• _Job_
Pictures within the data are to be left out; everything else must be reproduced exactly.

[Data entries]
- - - - -
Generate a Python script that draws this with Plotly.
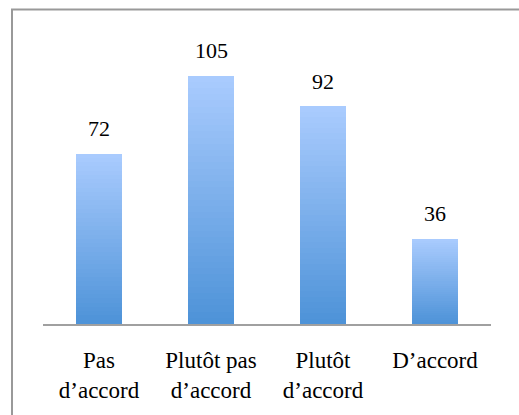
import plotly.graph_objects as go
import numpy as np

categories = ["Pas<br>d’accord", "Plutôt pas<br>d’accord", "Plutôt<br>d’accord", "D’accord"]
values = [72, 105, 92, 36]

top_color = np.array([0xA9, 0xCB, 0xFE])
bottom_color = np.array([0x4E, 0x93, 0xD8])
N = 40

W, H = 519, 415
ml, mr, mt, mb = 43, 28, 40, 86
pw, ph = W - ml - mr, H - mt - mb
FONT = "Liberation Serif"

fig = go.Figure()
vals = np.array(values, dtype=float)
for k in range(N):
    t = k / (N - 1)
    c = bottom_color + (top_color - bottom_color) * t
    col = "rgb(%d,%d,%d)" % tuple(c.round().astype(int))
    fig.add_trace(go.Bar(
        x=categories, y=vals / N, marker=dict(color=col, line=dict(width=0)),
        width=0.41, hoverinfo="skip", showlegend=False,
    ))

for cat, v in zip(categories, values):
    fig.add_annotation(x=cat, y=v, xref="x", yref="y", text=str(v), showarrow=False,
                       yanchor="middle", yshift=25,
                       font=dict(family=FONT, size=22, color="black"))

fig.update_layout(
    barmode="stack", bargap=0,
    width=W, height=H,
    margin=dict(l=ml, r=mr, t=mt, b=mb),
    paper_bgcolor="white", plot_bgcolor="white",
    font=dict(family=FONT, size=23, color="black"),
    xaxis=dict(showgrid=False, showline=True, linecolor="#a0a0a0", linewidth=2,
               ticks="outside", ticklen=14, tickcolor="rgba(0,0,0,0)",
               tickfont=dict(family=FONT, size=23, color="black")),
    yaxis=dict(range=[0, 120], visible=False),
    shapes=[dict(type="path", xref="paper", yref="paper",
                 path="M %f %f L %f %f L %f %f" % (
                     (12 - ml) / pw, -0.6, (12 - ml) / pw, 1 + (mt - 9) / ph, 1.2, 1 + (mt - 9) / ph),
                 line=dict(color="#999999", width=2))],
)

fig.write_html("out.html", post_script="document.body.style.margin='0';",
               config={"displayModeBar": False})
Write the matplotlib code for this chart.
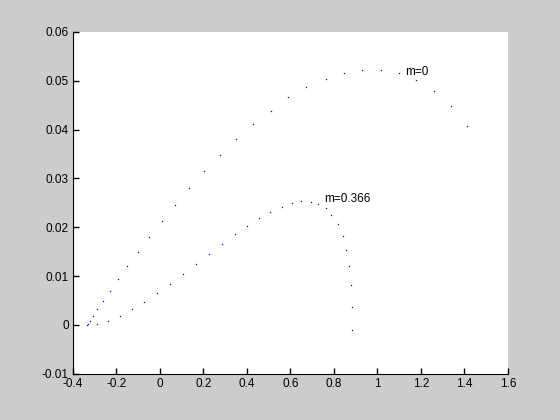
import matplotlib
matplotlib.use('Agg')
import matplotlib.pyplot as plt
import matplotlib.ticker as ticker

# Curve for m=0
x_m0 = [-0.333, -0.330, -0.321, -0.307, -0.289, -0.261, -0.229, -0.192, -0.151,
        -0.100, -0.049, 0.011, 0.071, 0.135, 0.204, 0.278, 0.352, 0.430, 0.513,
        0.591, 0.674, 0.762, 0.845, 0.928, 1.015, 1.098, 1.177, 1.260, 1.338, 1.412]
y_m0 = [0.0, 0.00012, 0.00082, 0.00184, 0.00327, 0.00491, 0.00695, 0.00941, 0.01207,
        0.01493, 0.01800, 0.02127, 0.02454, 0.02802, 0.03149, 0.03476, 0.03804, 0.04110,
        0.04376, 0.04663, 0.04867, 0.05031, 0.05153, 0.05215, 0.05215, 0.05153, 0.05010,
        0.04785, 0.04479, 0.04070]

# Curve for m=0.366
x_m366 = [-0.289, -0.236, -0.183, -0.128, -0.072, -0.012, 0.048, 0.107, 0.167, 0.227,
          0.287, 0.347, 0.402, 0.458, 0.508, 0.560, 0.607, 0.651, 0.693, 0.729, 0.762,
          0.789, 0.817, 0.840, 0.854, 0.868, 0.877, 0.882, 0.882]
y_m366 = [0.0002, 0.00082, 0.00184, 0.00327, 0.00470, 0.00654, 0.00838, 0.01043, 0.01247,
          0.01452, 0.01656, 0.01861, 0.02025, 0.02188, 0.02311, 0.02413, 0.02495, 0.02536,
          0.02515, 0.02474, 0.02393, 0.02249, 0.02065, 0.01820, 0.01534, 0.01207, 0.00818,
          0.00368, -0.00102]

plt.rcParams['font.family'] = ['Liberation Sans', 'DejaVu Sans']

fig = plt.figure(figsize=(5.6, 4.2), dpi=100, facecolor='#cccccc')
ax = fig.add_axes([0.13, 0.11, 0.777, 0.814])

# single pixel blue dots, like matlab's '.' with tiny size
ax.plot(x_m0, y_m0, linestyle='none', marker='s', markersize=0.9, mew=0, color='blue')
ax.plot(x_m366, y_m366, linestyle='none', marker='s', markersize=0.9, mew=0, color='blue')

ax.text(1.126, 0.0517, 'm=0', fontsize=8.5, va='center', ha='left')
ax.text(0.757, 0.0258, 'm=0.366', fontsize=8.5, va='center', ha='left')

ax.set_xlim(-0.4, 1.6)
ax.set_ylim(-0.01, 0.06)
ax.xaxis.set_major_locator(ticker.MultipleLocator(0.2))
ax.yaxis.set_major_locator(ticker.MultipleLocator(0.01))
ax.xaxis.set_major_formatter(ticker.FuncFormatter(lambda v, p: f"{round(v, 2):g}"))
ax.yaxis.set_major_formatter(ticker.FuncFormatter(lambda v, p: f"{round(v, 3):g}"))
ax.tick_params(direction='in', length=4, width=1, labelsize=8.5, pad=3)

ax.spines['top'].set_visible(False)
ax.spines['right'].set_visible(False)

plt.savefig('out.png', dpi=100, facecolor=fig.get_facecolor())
- - - - -
• _Worked answer_
Generate a Python script that draws this with Plotly.
import plotly.graph_objects as go
import numpy as np

categories = ["Pas<br>d’accord", "Plutôt pas<br>d’accord", "Plutôt<br>d’accord", "D’accord"]
values = [72, 105, 92, 36]

top_color = np.array([0xA9, 0xCB, 0xFE])
bottom_color = np.array([0x4E, 0x93, 0xD8])
N = 40

W, H = 519, 415
ml, mr, mt, mb = 43, 28, 40, 86
pw, ph = W - ml - mr, H - mt - mb
FONT = "Liberation Serif"

fig = go.Figure()
vals = np.array(values, dtype=float)
for k in range(N):
    t = k / (N - 1)
    c = bottom_color + (top_color - bottom_color) * t
    col = "rgb(%d,%d,%d)" % tuple(c.round().astype(int))
    fig.add_trace(go.Bar(
        x=categories, y=vals / N, marker=dict(color=col, line=dict(width=0)),
        width=0.41, hoverinfo="skip", showlegend=False,
    ))

for cat, v in zip(categories, values):
    fig.add_annotation(x=cat, y=v, xref="x", yref="y", text=str(v), showarrow=False,
                       yanchor="middle", yshift=25,
                       font=dict(family=FONT, size=22, color="black"))

fig.update_layout(
    barmode="stack", bargap=0,
    width=W, height=H,
    margin=dict(l=ml, r=mr, t=mt, b=mb),
    paper_bgcolor="white", plot_bgcolor="white",
    font=dict(family=FONT, size=23, color="black"),
    xaxis=dict(showgrid=False, showline=True, linecolor="#a0a0a0", linewidth=2,
               ticks="outside", ticklen=14, tickcolor="rgba(0,0,0,0)",
               tickfont=dict(family=FONT, size=23, color="black")),
    yaxis=dict(range=[0, 120], visible=False),
    shapes=[dict(type="path", xref="paper", yref="paper",
                 path="M %f %f L %f %f L %f %f" % (
                     (12 - ml) / pw, -0.6, (12 - ml) / pw, 1 + (mt - 9) / ph, 1.2, 1 + (mt - 9) / ph),
                 line=dict(color="#999999", width=2))],
)

fig.write_html("out.html", post_script="document.body.style.margin='0';",
               config={"displayModeBar": False})
Write the matplotlib code for this chart.
import matplotlib
matplotlib.use('Agg')
import matplotlib.pyplot as plt
import matplotlib.ticker as ticker

# Curve for m=0
x_m0 = [-0.333, -0.330, -0.321, -0.307, -0.289, -0.261, -0.229, -0.192, -0.151,
        -0.100, -0.049, 0.011, 0.071, 0.135, 0.204, 0.278, 0.352, 0.430, 0.513,
        0.591, 0.674, 0.762, 0.845, 0.928, 1.015, 1.098, 1.177, 1.260, 1.338, 1.412]
y_m0 = [0.0, 0.00012, 0.00082, 0.00184, 0.00327, 0.00491, 0.00695, 0.00941, 0.01207,
        0.01493, 0.01800, 0.02127, 0.02454, 0.02802, 0.03149, 0.03476, 0.03804, 0.04110,
        0.04376, 0.04663, 0.04867, 0.05031, 0.05153, 0.05215, 0.05215, 0.05153, 0.05010,
        0.04785, 0.04479, 0.04070]

# Curve for m=0.366
x_m366 = [-0.289, -0.236, -0.183, -0.128, -0.072, -0.012, 0.048, 0.107, 0.167, 0.227,
          0.287, 0.347, 0.402, 0.458, 0.508, 0.560, 0.607, 0.651, 0.693, 0.729, 0.762,
          0.789, 0.817, 0.840, 0.854, 0.868, 0.877, 0.882, 0.882]
y_m366 = [0.0002, 0.00082, 0.00184, 0.00327, 0.00470, 0.00654, 0.00838, 0.01043, 0.01247,
          0.01452, 0.01656, 0.01861, 0.02025, 0.02188, 0.02311, 0.02413, 0.02495, 0.02536,
          0.02515, 0.02474, 0.02393, 0.02249, 0.02065, 0.01820, 0.01534, 0.01207, 0.00818,
          0.00368, -0.00102]

plt.rcParams['font.family'] = ['Liberation Sans', 'DejaVu Sans']

fig = plt.figure(figsize=(5.6, 4.2), dpi=100, facecolor='#cccccc')
ax = fig.add_axes([0.13, 0.11, 0.777, 0.814])

# single pixel blue dots, like matlab's '.' with tiny size
ax.plot(x_m0, y_m0, linestyle='none', marker='s', markersize=0.9, mew=0, color='blue')
ax.plot(x_m366, y_m366, linestyle='none', marker='s', markersize=0.9, mew=0, color='blue')

ax.text(1.126, 0.0517, 'm=0', fontsize=8.5, va='center', ha='left')
ax.text(0.757, 0.0258, 'm=0.366', fontsize=8.5, va='center', ha='left')

ax.set_xlim(-0.4, 1.6)
ax.set_ylim(-0.01, 0.06)
ax.xaxis.set_major_locator(ticker.MultipleLocator(0.2))
ax.yaxis.set_major_locator(ticker.MultipleLocator(0.01))
ax.xaxis.set_major_formatter(ticker.FuncFormatter(lambda v, p: f"{round(v, 2):g}"))
ax.yaxis.set_major_formatter(ticker.FuncFormatter(lambda v, p: f"{round(v, 3):g}"))
ax.tick_params(direction='in', length=4, width=1, labelsize=8.5, pad=3)

ax.spines['top'].set_visible(False)
ax.spines['right'].set_visible(False)

plt.savefig('out.png', dpi=100, facecolor=fig.get_facecolor())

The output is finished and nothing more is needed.